> **Your instructions**
Exactly as written, retype the listing below, omitting the pictures.

>> begin Recorded information

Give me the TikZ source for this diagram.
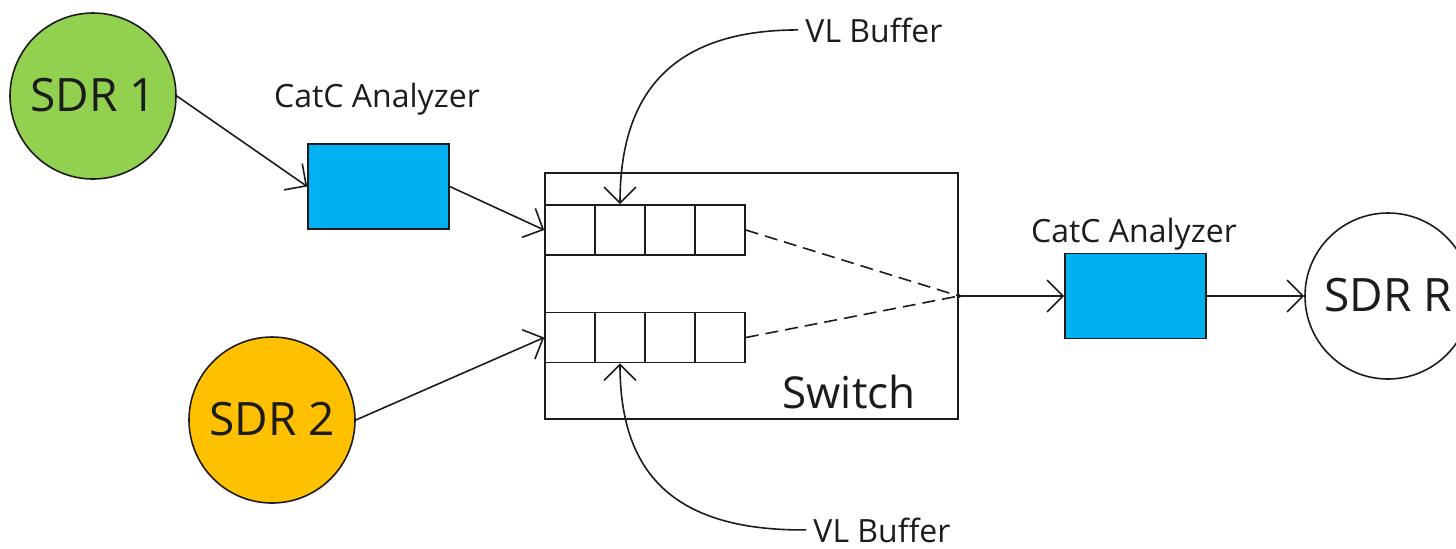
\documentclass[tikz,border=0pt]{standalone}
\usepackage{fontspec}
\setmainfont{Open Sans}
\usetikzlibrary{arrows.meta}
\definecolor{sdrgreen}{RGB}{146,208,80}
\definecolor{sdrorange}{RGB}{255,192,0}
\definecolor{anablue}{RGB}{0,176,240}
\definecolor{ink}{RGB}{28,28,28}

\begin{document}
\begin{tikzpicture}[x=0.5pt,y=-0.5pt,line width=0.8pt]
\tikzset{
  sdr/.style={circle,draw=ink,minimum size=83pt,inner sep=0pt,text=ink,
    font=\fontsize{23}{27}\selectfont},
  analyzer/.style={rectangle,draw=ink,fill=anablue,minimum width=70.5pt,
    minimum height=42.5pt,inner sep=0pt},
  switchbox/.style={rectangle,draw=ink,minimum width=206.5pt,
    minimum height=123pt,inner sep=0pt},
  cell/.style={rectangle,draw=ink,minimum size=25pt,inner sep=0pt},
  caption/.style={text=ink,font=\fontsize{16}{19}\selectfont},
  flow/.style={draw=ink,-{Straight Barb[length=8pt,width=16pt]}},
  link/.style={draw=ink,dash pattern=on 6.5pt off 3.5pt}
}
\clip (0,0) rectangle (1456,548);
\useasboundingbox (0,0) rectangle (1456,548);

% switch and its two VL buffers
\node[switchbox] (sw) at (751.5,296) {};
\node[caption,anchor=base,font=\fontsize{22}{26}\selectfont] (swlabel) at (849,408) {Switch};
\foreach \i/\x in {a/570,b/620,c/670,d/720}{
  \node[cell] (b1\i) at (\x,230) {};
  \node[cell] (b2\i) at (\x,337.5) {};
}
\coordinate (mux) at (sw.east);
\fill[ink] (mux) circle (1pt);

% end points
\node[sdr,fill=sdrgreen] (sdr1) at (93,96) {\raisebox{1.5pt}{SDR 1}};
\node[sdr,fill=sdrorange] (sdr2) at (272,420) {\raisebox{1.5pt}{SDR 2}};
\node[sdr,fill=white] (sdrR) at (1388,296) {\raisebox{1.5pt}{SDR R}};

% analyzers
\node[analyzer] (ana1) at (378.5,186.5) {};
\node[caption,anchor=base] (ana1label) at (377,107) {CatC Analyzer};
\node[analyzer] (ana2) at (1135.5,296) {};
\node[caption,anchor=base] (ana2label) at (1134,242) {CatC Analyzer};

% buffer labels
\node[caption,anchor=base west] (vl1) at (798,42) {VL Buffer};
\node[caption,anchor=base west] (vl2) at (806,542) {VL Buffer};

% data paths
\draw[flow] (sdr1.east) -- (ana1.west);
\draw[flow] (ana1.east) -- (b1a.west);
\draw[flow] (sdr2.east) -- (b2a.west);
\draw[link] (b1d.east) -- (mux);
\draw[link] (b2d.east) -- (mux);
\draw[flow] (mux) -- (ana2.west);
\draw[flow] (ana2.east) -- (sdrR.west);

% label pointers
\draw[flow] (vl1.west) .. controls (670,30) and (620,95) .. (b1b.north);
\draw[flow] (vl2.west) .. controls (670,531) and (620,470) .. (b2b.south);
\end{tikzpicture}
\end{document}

>> end Recorded information

> **Exercise answer**
Give me the TikZ source for this diagram.
\documentclass[tikz,border=0pt]{standalone}
\usepackage{fontspec}
\setmainfont{Open Sans}
\usetikzlibrary{arrows.meta}
\definecolor{sdrgreen}{RGB}{146,208,80}
\definecolor{sdrorange}{RGB}{255,192,0}
\definecolor{anablue}{RGB}{0,176,240}
\definecolor{ink}{RGB}{28,28,28}

\begin{document}
\begin{tikzpicture}[x=0.5pt,y=-0.5pt,line width=0.8pt]
\tikzset{
  sdr/.style={circle,draw=ink,minimum size=83pt,inner sep=0pt,text=ink,
    font=\fontsize{23}{27}\selectfont},
  analyzer/.style={rectangle,draw=ink,fill=anablue,minimum width=70.5pt,
    minimum height=42.5pt,inner sep=0pt},
  switchbox/.style={rectangle,draw=ink,minimum width=206.5pt,
    minimum height=123pt,inner sep=0pt},
  cell/.style={rectangle,draw=ink,minimum size=25pt,inner sep=0pt},
  caption/.style={text=ink,font=\fontsize{16}{19}\selectfont},
  flow/.style={draw=ink,-{Straight Barb[length=8pt,width=16pt]}},
  link/.style={draw=ink,dash pattern=on 6.5pt off 3.5pt}
}
\clip (0,0) rectangle (1456,548);
\useasboundingbox (0,0) rectangle (1456,548);

% switch and its two VL buffers
\node[switchbox] (sw) at (751.5,296) {};
\node[caption,anchor=base,font=\fontsize{22}{26}\selectfont] (swlabel) at (849,408) {Switch};
\foreach \i/\x in {a/570,b/620,c/670,d/720}{
  \node[cell] (b1\i) at (\x,230) {};
  \node[cell] (b2\i) at (\x,337.5) {};
}
\coordinate (mux) at (sw.east);
\fill[ink] (mux) circle (1pt);

% end points
\node[sdr,fill=sdrgreen] (sdr1) at (93,96) {\raisebox{1.5pt}{SDR 1}};
\node[sdr,fill=sdrorange] (sdr2) at (272,420) {\raisebox{1.5pt}{SDR 2}};
\node[sdr,fill=white] (sdrR) at (1388,296) {\raisebox{1.5pt}{SDR R}};

% analyzers
\node[analyzer] (ana1) at (378.5,186.5) {};
\node[caption,anchor=base] (ana1label) at (377,107) {CatC Analyzer};
\node[analyzer] (ana2) at (1135.5,296) {};
\node[caption,anchor=base] (ana2label) at (1134,242) {CatC Analyzer};

% buffer labels
\node[caption,anchor=base west] (vl1) at (798,42) {VL Buffer};
\node[caption,anchor=base west] (vl2) at (806,542) {VL Buffer};

% data paths
\draw[flow] (sdr1.east) -- (ana1.west);
\draw[flow] (ana1.east) -- (b1a.west);
\draw[flow] (sdr2.east) -- (b2a.west);
\draw[link] (b1d.east) -- (mux);
\draw[link] (b2d.east) -- (mux);
\draw[flow] (mux) -- (ana2.west);
\draw[flow] (ana2.east) -- (sdrR.west);

% label pointers
\draw[flow] (vl1.west) .. controls (670,30) and (620,95) .. (b1b.north);
\draw[flow] (vl2.west) .. controls (670,531) and (620,470) .. (b2b.south);
\end{tikzpicture}
\end{document}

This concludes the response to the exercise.